2) Fact is, CISC will generally flatten RISC in terms of perf because
a) CISC instruction streams are very dense - sometimes managing to store several instructions in the space it takes to store one RISC instruction. This keeps the CPU pipeline full whilst minimizing RAM wait times.
b) Because RISC was essentially benefitting from their ability to live on the outer edge of the ever increasing clock speed curve, they're now in trouble. Clock speeds aren't increasing much and won't be for some time to come. So now they have to get more done per tick - and you can't do that if your instruction set uses sparse instructions. ARM have recognized this through their compressed instruction schemes.
3) It's not about RISC vs. CISC any more. It's not about multi-core vs. CPU's. It's all going to be, quite honestly, as Moore points out, about having chips with multiple special-purpose processing units on them. Some processors wil be REALLY good at decoding and executing x86/x64. Others will be REALLY good at matrix math. Others will be really good at floating point. Others will be really good at DSP. Collect more and more of these things together per package and you have the future of computer processing.
My biggest worry isn't the number and diversity of these cores it's how we build a memory and IO ifrastructure that can effectively arbitrate all the competition for RAM and IO!
At the end of the day, a single execution thread already spends too much time waiting for memory and IO before getting real work done.
"That is not to say that parallel clusters are not useful. I think they are cool, but they're not the magic bullet some people are claiming them to be." - Lou Gosselin
Did your parallel computing brain come up with that all by itself?
The universe runs in parallel. But it's amazing what you can serialize when you try.
"As always, it depends on your application. For home computers most people want low latency, so you have a TV card with its own image-stream processor, sound card with its own processor and massive amounts of power on the gamers' (and vista-owners') graphics card. Physics cpus are also in view, offloading further tasks from the main cpu, all in the quest to get lower latency. I don't want my TV channel-surfing to degrade a voip call just because I've put three TV shows on screen at once. In this scenario it actually makes sense to have multiple (possibly lower power) specialised processors." - P Lee
So what you want is the silicon for the TV card to sit idle when you don't view tv on your PC? And you want your video card 3d hardware to sit idle while your just doing 2D on your desktop. And you want your audio silicon to sit idle when not playing music. And your Motherboard chipset that manages your hard drives, sitting idle while you are not using them.

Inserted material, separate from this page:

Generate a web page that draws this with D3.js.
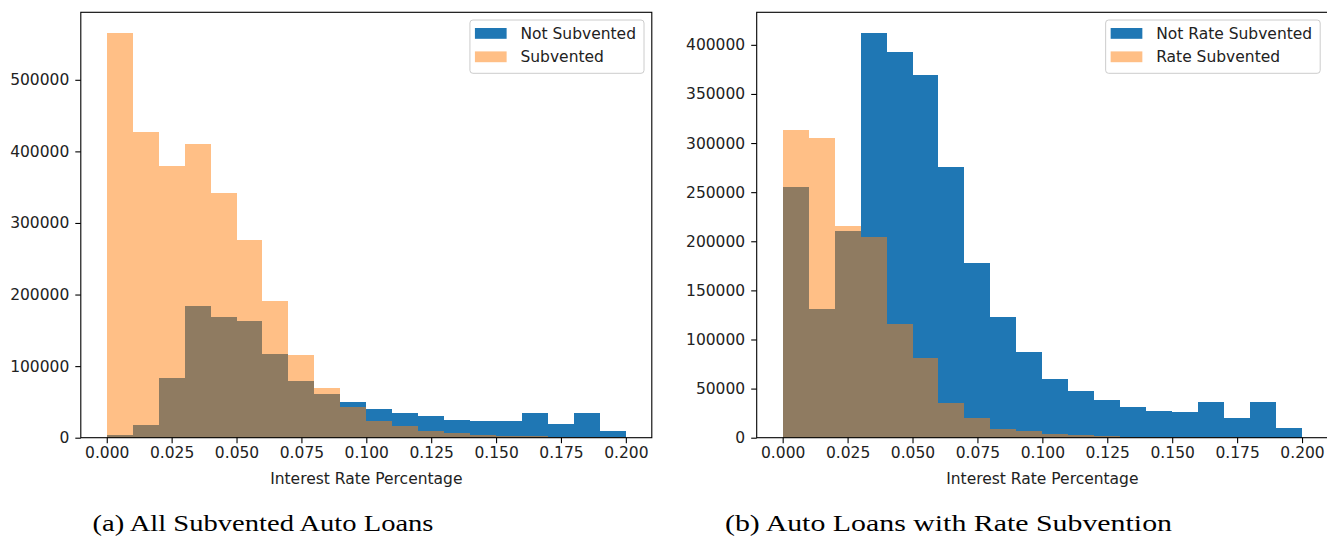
<!DOCTYPE html>
<html>
<head>
<meta charset="utf-8">
<script src="https://cdn.jsdelivr.net/npm/d3@7"></script>
<style>
  body { margin: 0; background: #fff; }
  svg { display: block; }
</style>
</head>
<body>
<svg id="fig" width="1327" height="539"></svg>
<script>
// Histogram bin edges (interest rate)
const binEdges = [0.00, 0.01, 0.02, 0.03, 0.04, 0.05, 0.06, 0.07, 0.08, 0.09, 0.10,
                  0.11, 0.12, 0.13, 0.14, 0.15, 0.16, 0.17, 0.18, 0.19, 0.20];

// (a) All subvented auto loans: counts per bin
const notSubvented = [3300, 18100, 83700, 183300, 168800, 162800, 116700, 78600, 61000, 49800,
                      40000, 34900, 30700, 25100, 23300, 23300, 34900, 19500, 34900, 9300];
const subvented    = [566000, 426400, 379900, 410000, 341700, 275700, 191000, 115300, 68900, 43200,
                      23300, 16300, 9300, 6100, 3800, 2500, 2000, 1500, 1000, 500];

// (b) Auto loans with rate subvention: counts per bin
const notRateSubvented = [255500, 131300, 210900, 412500, 392600, 369500, 275500, 178000, 122800, 86800,
                          59800, 48000, 38600, 30800, 26700, 25700, 36200, 20000, 36200, 9400];
const rateSubvented    = [313000, 304900, 215500, 204100, 116000, 80900, 35200, 20000, 8800, 6800,
                          4000, 2700, 1700, 1100, 700, 500, 400, 300, 200, 100];

// Axis ticks
const xTicks = [0, 0.025, 0.05, 0.075, 0.1, 0.125, 0.15, 0.175, 0.2];
const xTickLabels = ["0.000", "0.025", "0.050", "0.075", "0.100", "0.125", "0.150", "0.175", "0.200"];
const yTicksA = [0, 100000, 200000, 300000, 400000, 500000];
const yTicksB = [0, 50000, 100000, 150000, 200000, 250000, 300000, 350000, 400000];

const xLabel = "Interest Rate Percentage";
const legendA = ["Not Subvented", "Subvented"];
const legendB = ["Not Rate Subvented", "Rate Subvented"];
const captionA = "(a) All Subvented Auto Loans";
const captionB = "(b) Auto Loans with Rate Subvention";

const BLUE = "#1f77b4", ORANGE = "#ff7f0e";
const FONT = "DejaVu Sans", FS = 15.5;

const svg = d3.select("#fig");

const panels = [
  { x0: 80.8, x1: 651.8, top: 12.3, bottom: 437.7, blue: notSubvented, orange: subvented,
    yTicks: yTicksA, legend: legendA, caption: captionA, capX: 263, capLen: 341 },
  { x0: 756.7, x1: 1328.0, top: 12.3, bottom: 437.7, blue: notRateSubvented, orange: rateSubvented,
    yTicks: yTicksB, legend: legendB, caption: captionB, capX: 948.5, capLen: 447 }
];

panels.forEach(p => {
  const g = svg.append("g");
  const x = d3.scaleLinear().domain([-0.01, 0.21]).range([p.x0, p.x1]);
  const yMax = d3.max(p.blue.concat(p.orange)) * 1.05;
  const y = d3.scaleLinear().domain([0, yMax]).range([p.bottom, p.top]);

  const bins = d3.range(binEdges.length - 1);

  // Blue series drawn first, orange translucent series on top
  g.append("g").selectAll("rect").data(bins).join("rect")
    .attr("x", i => x(binEdges[i]))
    .attr("width", i => x(binEdges[i + 1]) - x(binEdges[i]))
    .attr("y", i => y(p.blue[i]))
    .attr("height", i => y(0) - y(p.blue[i]))
    .attr("fill", BLUE)
    .attr("shape-rendering", "crispEdges");

  g.append("g").selectAll("rect").data(bins).join("rect")
    .attr("x", i => x(binEdges[i]))
    .attr("width", i => x(binEdges[i + 1]) - x(binEdges[i]))
    .attr("y", i => y(p.orange[i]))
    .attr("height", i => y(0) - y(p.orange[i]))
    .attr("fill", ORANGE)
    .attr("fill-opacity", 0.5)
    .attr("shape-rendering", "crispEdges");

  // Axes
  const xAxis = d3.axisBottom(x).tickValues(xTicks)
    .tickFormat((d, i) => xTickLabels[i]).tickSize(5.5).tickPadding(4).tickSizeOuter(0);
  const gx = g.append("g").attr("transform", `translate(0,${p.bottom})`).call(xAxis);

  const yAxis = d3.axisLeft(y).tickValues(p.yTicks)
    .tickFormat(d3.format("d")).tickSize(5.5).tickPadding(6).tickSizeOuter(0);
  const gy = g.append("g").attr("transform", `translate(${p.x0},0)`).call(yAxis);

  [gx, gy].forEach(a => {
    a.attr("font-family", FONT).attr("font-size", FS);
    a.select(".domain").remove();
    a.selectAll(".tick line").attr("stroke", "#000").attr("stroke-width", 1.1);
    a.selectAll(".tick text").attr("fill", "#222");
  });

  // Frame (spines)
  g.append("rect")
    .attr("x", p.x0).attr("y", p.top)
    .attr("width", p.x1 - p.x0).attr("height", p.bottom - p.top)
    .attr("fill", "none").attr("stroke", "#000").attr("stroke-width", 1.1);

  // X-axis label
  g.append("text")
    .attr("x", (p.x0 + p.x1) / 2).attr("y", 483.5)
    .attr("text-anchor", "middle")
    .attr("font-family", FONT).attr("font-size", FS).attr("fill", "#222")
    .text(xLabel);

  // Legend
  const lg = g.append("g");
  const items = lg.selectAll("text").data(p.legend).join("text")
    .attr("font-family", FONT).attr("font-size", FS).attr("fill", "#222")
    .text(d => d);
  const textW = d3.max(items.nodes(), n => n.getComputedTextLength());
  const boxW = 50.5 + textW + 8;
  const boxRight = p.x1 - 7.8;
  const boxLeft = boxRight - boxW;
  const boxTop = p.top + 7.7;
  const rowY = [boxTop + 13.3, boxTop + 36.7];

  lg.insert("rect", "text")
    .attr("x", boxLeft).attr("y", boxTop)
    .attr("width", boxW).attr("height", 53.3)
    .attr("rx", 3).attr("ry", 3)
    .attr("fill", "#fff").attr("fill-opacity", 0.8)
    .attr("stroke", "#cccccc").attr("stroke-width", 1);

  lg.selectAll("rect.patch").data([BLUE, ORANGE]).join("rect")
    .attr("class", "patch")
    .attr("x", boxLeft + 5).attr("width", 31.7)
    .attr("y", (d, i) => rowY[i] - 5.3).attr("height", 10.8)
    .attr("fill", d => d)
    .attr("fill-opacity", (d, i) => i === 1 ? 0.5 : 1);

  items.attr("x", boxLeft + 50.5).attr("y", (d, i) => rowY[i] + 5.6);

  // Sub-figure caption
  svg.append("text")
    .attr("x", p.capX).attr("y", 531)
    .attr("text-anchor", "middle")
    .attr("font-family", "Liberation Serif").attr("font-size", 23.5)
    .attr("textLength", p.capLen).attr("lengthAdjust", "spacingAndGlyphs")
    .attr("fill", "#000")
    .text(p.caption);
});
</script>
</body>
</html>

INTEL's solution is to replace all of computational portion of that hardware with one or more general purpose CPU's that will perform the same function <when needed> and which will be available for general purpose computing when they aren't needed to support the hardware feature set.

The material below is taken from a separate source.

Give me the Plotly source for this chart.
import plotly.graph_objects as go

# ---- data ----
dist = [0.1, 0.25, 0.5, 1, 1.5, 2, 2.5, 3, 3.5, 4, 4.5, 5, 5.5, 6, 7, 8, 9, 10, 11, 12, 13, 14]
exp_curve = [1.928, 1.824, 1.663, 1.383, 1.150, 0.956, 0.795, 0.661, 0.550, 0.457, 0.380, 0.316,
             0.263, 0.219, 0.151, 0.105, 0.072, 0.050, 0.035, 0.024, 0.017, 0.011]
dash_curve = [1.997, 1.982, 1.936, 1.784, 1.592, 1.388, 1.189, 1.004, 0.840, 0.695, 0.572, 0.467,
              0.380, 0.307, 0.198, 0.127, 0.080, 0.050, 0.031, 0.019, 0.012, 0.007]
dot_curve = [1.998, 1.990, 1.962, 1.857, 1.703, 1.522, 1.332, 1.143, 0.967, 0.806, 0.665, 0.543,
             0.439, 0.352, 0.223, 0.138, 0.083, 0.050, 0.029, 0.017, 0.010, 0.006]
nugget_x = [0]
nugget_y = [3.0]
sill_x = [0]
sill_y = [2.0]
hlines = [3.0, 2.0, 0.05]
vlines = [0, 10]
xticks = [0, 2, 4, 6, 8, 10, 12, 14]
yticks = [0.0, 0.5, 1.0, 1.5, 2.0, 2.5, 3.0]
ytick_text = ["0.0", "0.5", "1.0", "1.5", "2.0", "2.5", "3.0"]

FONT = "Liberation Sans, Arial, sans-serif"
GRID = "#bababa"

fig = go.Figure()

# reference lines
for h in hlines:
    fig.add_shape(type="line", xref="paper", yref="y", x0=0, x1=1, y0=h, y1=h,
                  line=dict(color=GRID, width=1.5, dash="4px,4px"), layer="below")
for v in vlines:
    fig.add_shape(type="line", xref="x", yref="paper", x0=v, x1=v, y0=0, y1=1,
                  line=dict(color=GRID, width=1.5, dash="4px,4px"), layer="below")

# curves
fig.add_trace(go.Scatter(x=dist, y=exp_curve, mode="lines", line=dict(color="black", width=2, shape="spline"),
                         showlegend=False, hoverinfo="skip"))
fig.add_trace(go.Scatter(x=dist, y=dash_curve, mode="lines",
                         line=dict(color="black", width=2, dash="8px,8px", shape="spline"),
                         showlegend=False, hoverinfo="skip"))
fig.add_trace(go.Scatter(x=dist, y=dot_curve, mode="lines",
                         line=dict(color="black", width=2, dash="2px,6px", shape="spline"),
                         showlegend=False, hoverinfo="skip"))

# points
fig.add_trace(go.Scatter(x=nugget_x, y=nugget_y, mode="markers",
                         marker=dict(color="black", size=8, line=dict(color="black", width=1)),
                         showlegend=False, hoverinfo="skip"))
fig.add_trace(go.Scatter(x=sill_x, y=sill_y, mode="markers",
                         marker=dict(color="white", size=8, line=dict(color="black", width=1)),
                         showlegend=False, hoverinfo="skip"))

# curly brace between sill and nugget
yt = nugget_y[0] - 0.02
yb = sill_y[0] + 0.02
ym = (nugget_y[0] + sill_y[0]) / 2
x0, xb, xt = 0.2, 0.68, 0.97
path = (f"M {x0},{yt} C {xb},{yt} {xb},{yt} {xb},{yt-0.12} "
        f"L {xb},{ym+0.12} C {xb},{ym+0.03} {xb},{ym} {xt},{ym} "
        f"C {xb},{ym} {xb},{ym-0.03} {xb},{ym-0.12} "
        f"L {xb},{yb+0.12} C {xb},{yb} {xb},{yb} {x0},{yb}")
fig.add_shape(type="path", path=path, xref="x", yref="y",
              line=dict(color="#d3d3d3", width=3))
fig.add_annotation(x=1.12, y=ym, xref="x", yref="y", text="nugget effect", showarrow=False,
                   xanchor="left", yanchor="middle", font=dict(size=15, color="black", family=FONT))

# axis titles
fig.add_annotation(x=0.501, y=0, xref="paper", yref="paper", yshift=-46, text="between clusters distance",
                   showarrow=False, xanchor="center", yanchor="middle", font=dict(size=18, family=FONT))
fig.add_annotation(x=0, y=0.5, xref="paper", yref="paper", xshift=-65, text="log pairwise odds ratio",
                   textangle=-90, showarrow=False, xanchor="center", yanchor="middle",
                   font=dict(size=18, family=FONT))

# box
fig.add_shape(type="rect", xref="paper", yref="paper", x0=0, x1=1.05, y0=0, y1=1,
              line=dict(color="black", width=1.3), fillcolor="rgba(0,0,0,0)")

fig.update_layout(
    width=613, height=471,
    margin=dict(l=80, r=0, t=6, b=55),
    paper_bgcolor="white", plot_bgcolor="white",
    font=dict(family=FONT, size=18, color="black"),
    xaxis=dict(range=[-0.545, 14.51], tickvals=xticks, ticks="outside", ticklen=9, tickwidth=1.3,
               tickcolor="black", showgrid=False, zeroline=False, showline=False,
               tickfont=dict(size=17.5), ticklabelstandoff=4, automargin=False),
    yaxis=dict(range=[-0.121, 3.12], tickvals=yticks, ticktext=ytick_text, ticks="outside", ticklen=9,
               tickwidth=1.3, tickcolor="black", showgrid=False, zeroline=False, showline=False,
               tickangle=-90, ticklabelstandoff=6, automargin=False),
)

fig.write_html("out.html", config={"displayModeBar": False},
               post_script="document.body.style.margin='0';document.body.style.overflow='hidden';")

Why wouldn't I want my systems general computing performance to improve spectacularly when I stop using 3d video on my video card?
"At the end of the day, a single execution thread already spends too much time waiting for memory and IO before getting real work done." - Rich Turner.
Well, to solve that problem, you have to keep the data where it is more reaedily available. In a CPU register or in the cache. However HLL's are specifically designed so that the concept of registers and caches are lost.
And of course, compilers continue to optimize like crap, typically producing code that is 2 to 4 times slower than properly optimized code, and for vectoriable operations 60 times slower, 200 times slower, if not more.
A 64K instruction set has more than enough room to be able to directly address 64K of internal registers - be they scalar or vector themselves.